You’ve likely spent time thinking about your exercise and nutrition goals. Perhaps you’ve developed a plan for how you’re going to accomplish these goals and it seems like you’re ready to roll. Things get off to a good start, but at a certain point you have trouble finding the motivation to stick to the plan. Does that mean it’s downhill from here and you’re destined to return to your old habits? Definitely not! However, you might need to start looking for your motivation in a different place.
Experts who study motivation have long recognized two basic types of motivation:
- Extrinsic (external) motivation: This occurs in people who are motivated primarily by external rewards and consequences, either positive or negative. When you pull yourself out of your nice, warm bed in the morning to go to work because you want (and need) that paycheck, your motivation is extrinsic—it’s the external reward (money) or consequence (getting fired) that provides the immediate motivation for getting up.
- Intrinsic (internal) motivation: This type of motivation comes from the internal experience of pleasure, meaning, satisfaction, pride or other similar feelings. Imagine for a moment that you don’t really need that paycheck—you’ve won the lottery, or your spouse has just been promoted and you don’t need a second income any more. What would it take to get you out of bed every morning and off to work? Most likely, it would take some kind of intrinsic motivation.
Because permanent weight loss and maintaining a healthy lifestyle are the types of goals that depend heavily on intrinsic motivation. If you frequently experience motivational problems, you are probably relying on external rewards or consequences too much, and not doing enough to increase your internal motivation.
Some common signs that you may need to increase your intrinsic motivation include:
- Depending too much on what the scale (or tape measure or the fit of your clothes) says; you feel motivated when your weight goes down, unmotivated when you gain or stay the same.
- Constantly battling with yourself; under “normal” circumstances, you want to eat whatever and whenever, and your body just naturally gravitates toward the couch.
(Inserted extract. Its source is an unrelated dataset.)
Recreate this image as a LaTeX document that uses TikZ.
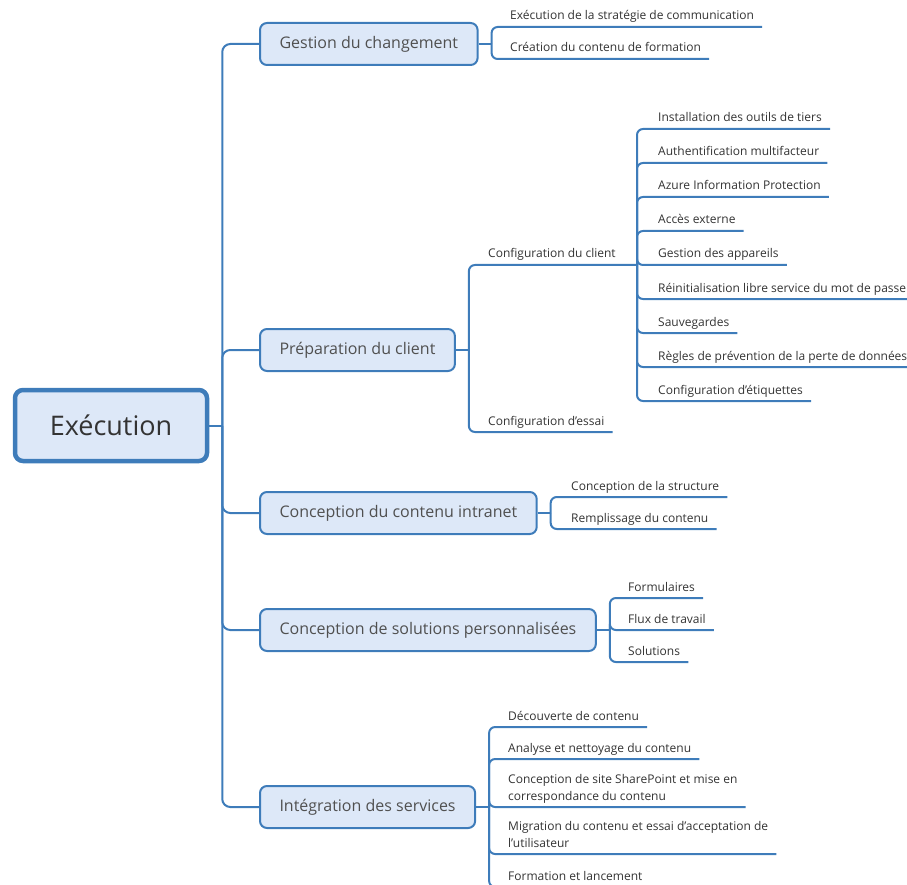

- Feeling like exercise and healthy eating are hard work; you wouldn’t choose these routes if you didn’t need to lose weight.
The Before-During-After Journal
You already know how important it is to track your calorie intake and output in order to lose weight. The same thing is true about your responses to exercise and eating.
For most people, it's easy to notice your negative responses when things don’t go as planned. In fact, it's even easier to get so caught up in these negative thoughts that they seem to sap the motivation right out of you. When this happens, you aren't literally losing your motivation—you're simply running into the natural limitations of extrinsic motivation. You haven’t figured out how to shift into “intrinsic motivation mode” as needed.
Making this shift requires the ability to notice your positive responses to exercise and eating and to give them the same significance you give to your negative responses. This may take a little practice, starting with the Before-During-After Journal.
To create your own Before-During-After (BDA) journal, all you need is a simple journal (online or on paper) and a few minutes to write before and after you eat and exercise. Here’s how to do it:
- Before: Whenever you don't want to exercise or stick to your meal plan, stop and write down how you’re feeling in your BDA journal. This can be very short and simple—just a note about how you are feeling or what you’re thinking about, without analyzing it. Record whether you are tired, bored, angry, upset or worried about something, et cetera.
- During: Go ahead and do whatever you decide to do—exercise or don't, stick to your meal plan or don't. Pay attention to how you feel about your decision and your actions. Did the decision make you feel better or worse? Did your decision help solve the original problem, make it worse, or have no effect? Write down the decision you made and a brief note about how you felt while you were doing whatever you decided to do. Again, short and sweet is fine—don’t try to psychoanalyze yourself or read yourself the riot act if your choice wasn’t the one you hoped for. Just make sure that when you do decide to exercise or with stick to your meal plan, you make sure to put this in your BDA journal, too.
- After: At the end of the day, sit down with your BDA journal for a little while and go through your notes. What patterns do you see, in terms of what seems to help and what doesn’t? What lessons can you take from this and use tomorrow, or the next time a problem comes up?
Maybe you'll notice that you actually prefer guilt and frustration to the pride, accomplishment, and pleasure that come with doing what you set out to do. Crazy as it sounds, lack of motivation can be related to secretly wanting to feel and think negatively about yourself. You may prefer these feelings, as unpleasant as they are, to the anxiety that comes with making big changes and opening yourself up to new possibilities in your life. If this rings a bell for you, you may need to work on getting comfortable with positive thoughts and feelings about yourself.
Either way, paying attention to what's going on inside when you act is the first step towards uncovering your own intrinsic motivation to accomplish your goals. If you can commit to keeping your Before-During-After journal faithfully—even for a short time, such as two or three weeks—I’ll bet big bucks that your problems with feeling unmotivated will happen much less often and be much easier to handle.